EXERCISE OBJECTIVE:
Exclude the pictures and reproduce the remaining data exactly as written.

GIVEN MATERIAL:
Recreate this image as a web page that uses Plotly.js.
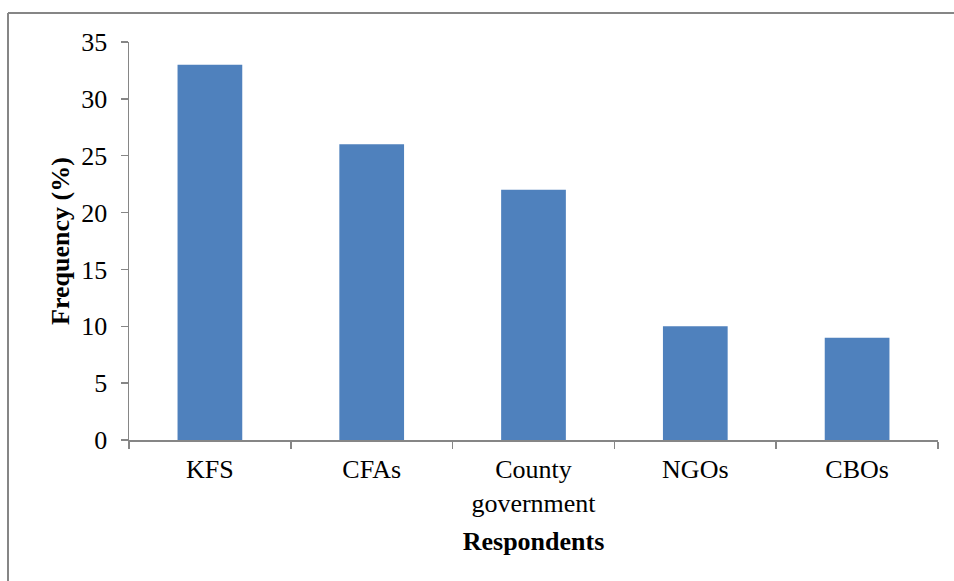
<!DOCTYPE html>
<html>
<head>
<meta charset="utf-8">
<script src="https://cdn.plot.ly/plotly-3.0.1.min.js"></script>
<style>html,body{margin:0;padding:0;background:#fff;}#chart{width:954px;height:581px;}</style>
</head>
<body>
<div id="chart"></div>
<script>
const categories = ["KFS", "CFAs", "County<br>government", "NGOs", "CBOs"];
const frequency = [33, 26, 22, 10, 9];
const yTicks = [0, 5, 10, 15, 20, 25, 30, 35];

const trace = {
  type: "bar",
  x: categories,
  y: frequency,
  marker: {color: "#4F81BD"},
  hoverinfo: "x+y"
};

const axisColor = "#868686";
const FAMILY = "Liberation Serif, Times New Roman, serif";
function f() { return {family: FAMILY, size: 26, color: "#000"}; }

const layout = {
  width: 954,
  height: 581,
  margin: {l: 129, r: 16, t: 42, b: 141},
  paper_bgcolor: "#fff",
  plot_bgcolor: "#fff",
  showlegend: false,
  bargap: 0.6,
  font: f(),
  xaxis: {
    type: "category",
    showline: true,
    linecolor: axisColor,
    linewidth: 1.5,
    ticks: "outside",
    tickson: "boundaries",
    ticklen: 7,
    tickcolor: axisColor,
    tickwidth: 1.5,
    showgrid: false,
    tickfont: f(),
    ticklabelstandoff: 5,
    title: {text: "<b>Respondents</b>", font: f(), standoff: 15}
  },
  yaxis: {
    range: [0, 35],
    tickvals: yTicks,
    showline: true,
    linecolor: axisColor,
    linewidth: 1.5,
    ticks: "outside",
    ticklen: 7,
    tickcolor: axisColor,
    tickwidth: 1.5,
    showgrid: false,
    zeroline: false,
    tickfont: f(),
    ticklabelstandoff: 8,
    title: {text: "<b>Frequency (%)</b>", font: f(), standoff: 4}
  },
  shapes: [
    {type: "line", xref: "paper", yref: "paper", x0: -121/809, x1: 826/809, y0: (581-141-13)/398, y1: (581-141-13)/398, line: {color: axisColor, width: 2}},
    {type: "line", xref: "paper", yref: "paper", x0: -121/809, x1: -121/809, y0: (581-141-13)/398, y1: -150/398, line: {color: axisColor, width: 2}}
  ]
};

Plotly.newPlot("chart", [trace], layout, {displayModeBar: false, staticPlot: true});
</script>
</body>
</html>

WORKED ANSWER:
Recreate this image as a web page that uses Plotly.js.
<!DOCTYPE html>
<html>
<head>
<meta charset="utf-8">
<script src="https://cdn.plot.ly/plotly-3.0.1.min.js"></script>
<style>html,body{margin:0;padding:0;background:#fff;}#chart{width:954px;height:581px;}</style>
</head>
<body>
<div id="chart"></div>
<script>
const categories = ["KFS", "CFAs", "County<br>government", "NGOs", "CBOs"];
const frequency = [33, 26, 22, 10, 9];
const yTicks = [0, 5, 10, 15, 20, 25, 30, 35];

const trace = {
  type: "bar",
  x: categories,
  y: frequency,
  marker: {color: "#4F81BD"},
  hoverinfo: "x+y"
};

const axisColor = "#868686";
const FAMILY = "Liberation Serif, Times New Roman, serif";
function f() { return {family: FAMILY, size: 26, color: "#000"}; }

const layout = {
  width: 954,
  height: 581,
  margin: {l: 129, r: 16, t: 42, b: 141},
  paper_bgcolor: "#fff",
  plot_bgcolor: "#fff",
  showlegend: false,
  bargap: 0.6,
  font: f(),
  xaxis: {
    type: "category",
    showline: true,
    linecolor: axisColor,
    linewidth: 1.5,
    ticks: "outside",
    tickson: "boundaries",
    ticklen: 7,
    tickcolor: axisColor,
    tickwidth: 1.5,
    showgrid: false,
    tickfont: f(),
    ticklabelstandoff: 5,
    title: {text: "<b>Respondents</b>", font: f(), standoff: 15}
  },
  yaxis: {
    range: [0, 35],
    tickvals: yTicks,
    showline: true,
    linecolor: axisColor,
    linewidth: 1.5,
    ticks: "outside",
    ticklen: 7,
    tickcolor: axisColor,
    tickwidth: 1.5,
    showgrid: false,
    zeroline: false,
    tickfont: f(),
    ticklabelstandoff: 8,
    title: {text: "<b>Frequency (%)</b>", font: f(), standoff: 4}
  },
  shapes: [
    {type: "line", xref: "paper", yref: "paper", x0: -121/809, x1: 826/809, y0: (581-141-13)/398, y1: (581-141-13)/398, line: {color: axisColor, width: 2}},
    {type: "line", xref: "paper", yref: "paper", x0: -121/809, x1: -121/809, y0: (581-141-13)/398, y1: -150/398, line: {color: axisColor, width: 2}}
  ]
};

Plotly.newPlot("chart", [trace], layout, {displayModeBar: false, staticPlot: true});
</script>
</body>
</html>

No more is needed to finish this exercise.